→ Stated task:
All the data should be repeated exactly. Any image in it is left out.

→ Dataset excerpt:
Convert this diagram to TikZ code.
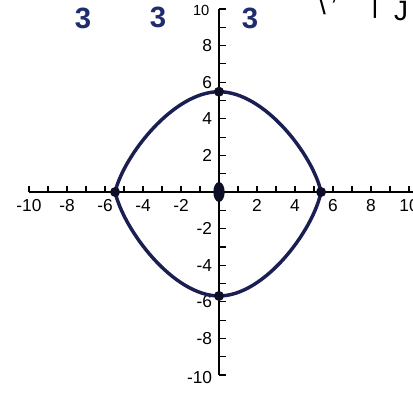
\documentclass[tikz,border=0pt]{standalone}
\usepackage{fontspec}
\setmainfont{Liberation Sans}
\usetikzlibrary{shapes.geometric}
\definecolor{navy}{HTML}{1B1E52}
\definecolor{inkblue}{HTML}{1F2C6E}
\definecolor{dotink}{HTML}{0E0F26}
\tikzset{
  axis/.style={line width=1.1pt, black},
  tickmark/.style={line width=0.9pt, black},
  curve/.style={line width=2.6pt, navy},
  dot/.style={circle, fill=dotink, inner sep=0pt, minimum size=7.5pt},
  bigdot/.style={ellipse, fill=dotink, inner sep=0pt, minimum width=8.5pt, minimum height=15pt},
  lab/.style={font=\fontsize{13}{15}\selectfont, inner sep=0pt},
  hand/.style={font=\fontsize{22}{24}\selectfont\bfseries, text=inkblue, inner sep=0pt},
  handk/.style={font=\fontsize{21}{24}\selectfont, text=black, inner sep=0pt}
}
\begin{document}
\begin{tikzpicture}[x=0.75pt,y=-0.75pt]
\useasboundingbox (0,0) rectangle (413,392);
\fill[white] (0,0) rectangle (413,392);
% handwritten fragments at the top
\node[hand] (t1) at (83,18) {3};
\node[hand] (t2) at (158,17) {3};
\node[hand] (t3) at (250,18) {3};
\node[handk] (t4) at (322,4) {\textbackslash};
\node[handk] (t5) at (334,0) {,};
\node[handk] (t6) at (375,5) {|};
\node[handk] (t7) at (401,11) {J};
\begin{scope}[shift={(219,192)},x=14.25pt,y=13.725pt]
  \coordinate (xl) at (-10,0);
  \coordinate (xr) at (10.5,0);
  \coordinate (yb) at (0,-10);
  \coordinate (yt) at (0,10);
  \draw[axis] (xl) -- (xr);
  \draw[axis] (yb) -- (yt);
  \foreach \i in {-10,...,10} \draw[tickmark] (\i,0) -- ++(0,4.5pt);
  \foreach \j in {-10,...,10} \draw[tickmark] (0,\j) -- ++(5pt,0);
  \foreach \i in {-10,-8,-6,-4,-2,2,4,6,8,10}
    \node[lab] (xlab\i) at ([yshift=-10pt]\i,0) {\i};
  \foreach \j in {-8,-6,-4,-2,2,4,6,8}
    \node[lab, anchor=east] (ylab\j) at ([xshift=-5pt]0,\j) {\j};
  \node[lab, anchor=east, font=\fontsize{11}{13}\selectfont] (ylab10) at ([xshift=-7pt,yshift=-1pt]0,10) {10};
  \node[lab, anchor=east] (ylabm10) at ([xshift=-5pt,yshift=-2pt]0,-10) {-10};
  % curve
  \coordinate (pL) at (-5.47,0);
  \coordinate (pR) at (5.37,0);
  \coordinate (pT) at (0,5.48);
  \coordinate (pB) at (0,-5.68);
  \draw[curve] (pL) .. controls (-5.0,2.0) and (-2.4,5.48) .. (pT)
     .. controls (2.4,5.48) and (4.95,2.0) .. (pR)
     .. controls (4.95,-2.1) and (2.4,-5.68) .. (pB)
     .. controls (-2.4,-5.68) and (-5.0,-2.1) .. (pL) -- cycle;
  \node[dot] (L) at (pL) {};
  \node[dot] (R) at (pR) {};
  \node[dot] (T) at (pT) {};
  \node[dot] (B) at (pB) {};
  \node[bigdot] (O) at (0,0) {};
\end{scope}
\end{tikzpicture}
\end{document}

→ Expected output:
Convert this diagram to TikZ code.
\documentclass[tikz,border=0pt]{standalone}
\usepackage{fontspec}
\setmainfont{Liberation Sans}
\usetikzlibrary{shapes.geometric}
\definecolor{navy}{HTML}{1B1E52}
\definecolor{inkblue}{HTML}{1F2C6E}
\definecolor{dotink}{HTML}{0E0F26}
\tikzset{
  axis/.style={line width=1.1pt, black},
  tickmark/.style={line width=0.9pt, black},
  curve/.style={line width=2.6pt, navy},
  dot/.style={circle, fill=dotink, inner sep=0pt, minimum size=7.5pt},
  bigdot/.style={ellipse, fill=dotink, inner sep=0pt, minimum width=8.5pt, minimum height=15pt},
  lab/.style={font=\fontsize{13}{15}\selectfont, inner sep=0pt},
  hand/.style={font=\fontsize{22}{24}\selectfont\bfseries, text=inkblue, inner sep=0pt},
  handk/.style={font=\fontsize{21}{24}\selectfont, text=black, inner sep=0pt}
}
\begin{document}
\begin{tikzpicture}[x=0.75pt,y=-0.75pt]
\useasboundingbox (0,0) rectangle (413,392);
\fill[white] (0,0) rectangle (413,392);
% handwritten fragments at the top
\node[hand] (t1) at (83,18) {3};
\node[hand] (t2) at (158,17) {3};
\node[hand] (t3) at (250,18) {3};
\node[handk] (t4) at (322,4) {\textbackslash};
\node[handk] (t5) at (334,0) {,};
\node[handk] (t6) at (375,5) {|};
\node[handk] (t7) at (401,11) {J};
\begin{scope}[shift={(219,192)},x=14.25pt,y=13.725pt]
  \coordinate (xl) at (-10,0);
  \coordinate (xr) at (10.5,0);
  \coordinate (yb) at (0,-10);
  \coordinate (yt) at (0,10);
  \draw[axis] (xl) -- (xr);
  \draw[axis] (yb) -- (yt);
  \foreach \i in {-10,...,10} \draw[tickmark] (\i,0) -- ++(0,4.5pt);
  \foreach \j in {-10,...,10} \draw[tickmark] (0,\j) -- ++(5pt,0);
  \foreach \i in {-10,-8,-6,-4,-2,2,4,6,8,10}
    \node[lab] (xlab\i) at ([yshift=-10pt]\i,0) {\i};
  \foreach \j in {-8,-6,-4,-2,2,4,6,8}
    \node[lab, anchor=east] (ylab\j) at ([xshift=-5pt]0,\j) {\j};
  \node[lab, anchor=east, font=\fontsize{11}{13}\selectfont] (ylab10) at ([xshift=-7pt,yshift=-1pt]0,10) {10};
  \node[lab, anchor=east] (ylabm10) at ([xshift=-5pt,yshift=-2pt]0,-10) {-10};
  % curve
  \coordinate (pL) at (-5.47,0);
  \coordinate (pR) at (5.37,0);
  \coordinate (pT) at (0,5.48);
  \coordinate (pB) at (0,-5.68);
  \draw[curve] (pL) .. controls (-5.0,2.0) and (-2.4,5.48) .. (pT)
     .. controls (2.4,5.48) and (4.95,2.0) .. (pR)
     .. controls (4.95,-2.1) and (2.4,-5.68) .. (pB)
     .. controls (-2.4,-5.68) and (-5.0,-2.1) .. (pL) -- cycle;
  \node[dot] (L) at (pL) {};
  \node[dot] (R) at (pR) {};
  \node[dot] (T) at (pT) {};
  \node[dot] (B) at (pB) {};
  \node[bigdot] (O) at (0,0) {};
\end{scope}
\end{tikzpicture}
\end{document}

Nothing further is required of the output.